America Turns 250 on Saturday — Only One Party Plans to Celebrate

According to Gallup's latest survey, exactly 14 percent of Democrats say they're "extremely proud" to be American. Fourteen. Not a typo. Among Republicans, that number is 70 percent — a 56-point gap, the largest in the poll's 25-year history.

America's 250th birthday is Saturday. One party is throwing the party. The other one can barely RSVP.

CNN contributor Scott Jennings laid out the numbers on Anderson Cooper's show this week with the kind of bluntness that makes CNN panels uncomfortable. "The data is clear and our eyes and ears don't lie," Jennings said. "Democrats, sadly, hate America and Republicans love it." Cooper's response wasn't exactly a rebuttal. It was more of a subject change.

The data Jennings cited goes deeper than one poll. An NBC News survey conducted June 6-10 among 1,000 adults found that only 56 percent of Americans overall say they're "extremely" or "very" proud to be American — down from 67 percent just one year ago and a freefall from the nearly 90 percent recorded after September 11, 2001. Break it down by party and the picture gets worse: 90 percent of Republicans hit those top-two pride categories. Only 29 percent of Democrats did — a record low.
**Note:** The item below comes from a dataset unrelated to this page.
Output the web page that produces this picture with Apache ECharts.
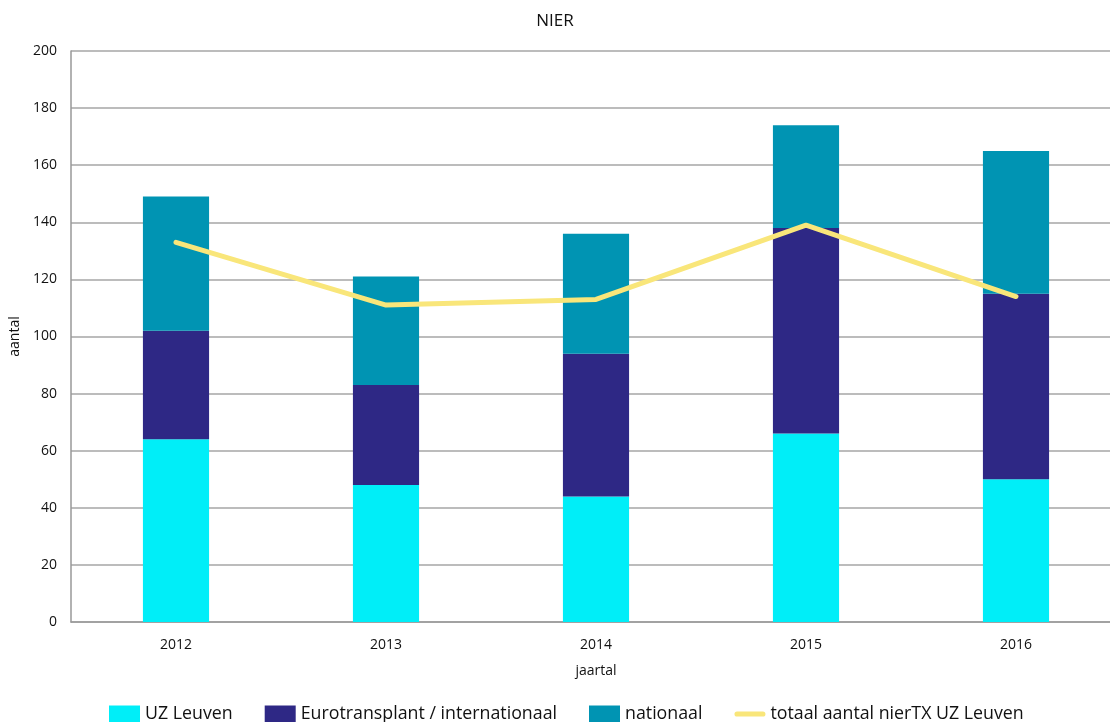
<!DOCTYPE html>
<html>
<head>
<meta charset="utf-8">
<script src="https://cdn.jsdelivr.net/npm/echarts@6/dist/echarts.min.js"></script>
<style>
html, body { margin: 0; padding: 0; background: #fff; }
#chart { width: 1110px; height: 722px; }
</style>
</head>
<body>
<div id="chart"></div>
<script>
var years = ['2012', '2013', '2014', '2015', '2016'];
var uzLeuven = [64, 48, 44, 66, 50];
var eurotransplant = [38, 35, 50, 72, 65];
var nationaal = [47, 38, 42, 36, 50];
var totaalNierTX = [133, 111, 113, 139, 114];

var fontName = 'Open Sans';

function barSeries(name, data, color) {
	return {
		name : name,
		type : 'bar',
		stack : 'totaal',
		barWidth : '31.5%',
		data : data,
		itemStyle : {
			color : color
		}
	};
}

var myChart = echarts.init(document.getElementById('chart'));
myChart.setOption({
	animation : false,
	textStyle : {
		fontFamily : fontName
	},
	title : {
		text : 'NIER',
		left : 'center',
		top : 8,
		textStyle : {
			fontFamily : fontName,
			fontSize : 17,
			fontWeight : 'normal',
			color : '#111'
		}
	},
	// the category axis runs a little past the right edge of the picture
	grid : {
		left : 71,
		width : 1050,
		top : 51,
		bottom : 100,
		containLabel : false,
		outerBoundsMode : 'none'
	},
	legend : {
		bottom : -6,
		left : 104,
		itemWidth : 31,
		itemHeight : 17,
		itemGap : 32,
		textStyle : {
			fontFamily : fontName,
			fontSize : 17.8,
			color : '#111'
		},
		data : [ {
			name : 'UZ Leuven',
			icon : 'rect'
		}, {
			name : 'Eurotransplant / internationaal',
			icon : 'rect'
		}, {
			name : 'nationaal',
			icon : 'rect'
		}, {
			name : 'totaal aantal nierTX UZ Leuven',
			icon : 'path://M2.5,0 L27.5,0 A2.5,2.5 0 0 1 27.5,5 L2.5,5 A2.5,2.5 0 0 1 2.5,0 Z'
		} ]
	},
	xAxis : {
		type : 'category',
		data : years,
		name : 'jaartal',
		nameLocation : 'middle',
		nameGap : 42,
		nameTextStyle : {
			fontSize : 14,
			color : '#111'
		},
		axisLine : {
			lineStyle : {
				color : '#999',
				width : 1.5
			}
		},
		axisTick : {
			show : false
		},
		axisLabel : {
			fontSize : 14,
			color : '#111',
			margin : 16
		}
	},
	yAxis : {
		type : 'value',
		min : 0,
		max : 200,
		interval : 20,
		name : 'aantal',
		nameLocation : 'middle',
		nameGap : 48,
		nameTextStyle : {
			fontSize : 14,
			color : '#111'
		},
		axisLine : {
			show : true,
			lineStyle : {
				color : '#999',
				width : 1.5
			}
		},
		axisTick : {
			show : false
		},
		axisLabel : {
			fontSize : 14,
			color : '#111',
			margin : 14
		},
		splitLine : {
			lineStyle : {
				color : '#a6a6a6',
				width : 1.5
			}
		}
	},
	series : [
			barSeries('UZ Leuven', uzLeuven, '#00EEF8'),
			barSeries('Eurotransplant / internationaal', eurotransplant, '#2E2885'),
			barSeries('nationaal', nationaal, '#0094B3'),
			{
				name : 'totaal aantal nierTX UZ Leuven',
				type : 'line',
				data : totaalNierTX,
				symbol : 'none',
				showSymbol : false,
				z : 5,
				lineStyle : {
					color : '#F9E67A',
					width : 5,
					cap : 'round',
					join : 'round'
				},
				itemStyle : {
					color : '#F9E67A'
				}
			} ]
});
</script>
</body>
</html>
CNN's own Harry Enten has reported on the same trend, documenting Democrats souring on America across multiple data points. Gallup's numbers, when you combine "extremely" and "very" proud, show Republicans at 93 percent, independents at 51 percent, and Democrats at 27 percent. Gallup Senior Editor Megan Brenan noted that "pride has been falling for two decades, but the pace has quickened in recent years."

Jennings pointed to something viewers could verify with their own memory: Democrats refusing to stand during President Trump's State of the Union address when asked to show support for putting "America and Americans first." That wasn't a polling artifact. That was on camera, in the Capitol, broadcast live. The patriotism gap isn't theoretical. It has footage.

The counterargument from the left is predictable — that dissatisfaction with the country's direction isn't the same as hating the country. Fair enough as a philosophical point. But the polls don't ask about policy direction. They ask whether you're proud to be American. Period. And when only 14 percent of your party can muster "extremely proud" while the nation prepares to celebrate a quarter-millennium of existence, the distinction between "disappointed in" and "embarrassed by" starts to feel academic.

The timing makes it unavoidable. The Great American State Fair is opening on the National Mall. The 250th anniversary of the Declaration of Independence falls on Saturday. Fireworks are being loaded, flags are going up, and Gallup just told us that belief in the American Dream itself has collapsed along partisan lines — 57 percent of Republicans still believe in it, compared to 17 percent of Democrats.

Republicans' pride numbers hold steady regardless of which party controls the White House. That's the part the "it's about policy" crowd never addresses. Republican pride didn't crater under Obama or Biden. It stayed high. Democratic pride, on the other hand, tracks almost perfectly with whether their team is winning. That's not patriotism with conditions attached. That's fandom.

Saturday, 250 candles go on the cake. Ninety-three percent of one party will be there to blow them out. Twenty-seven percent of the other might show up — if nothing better is on the schedule.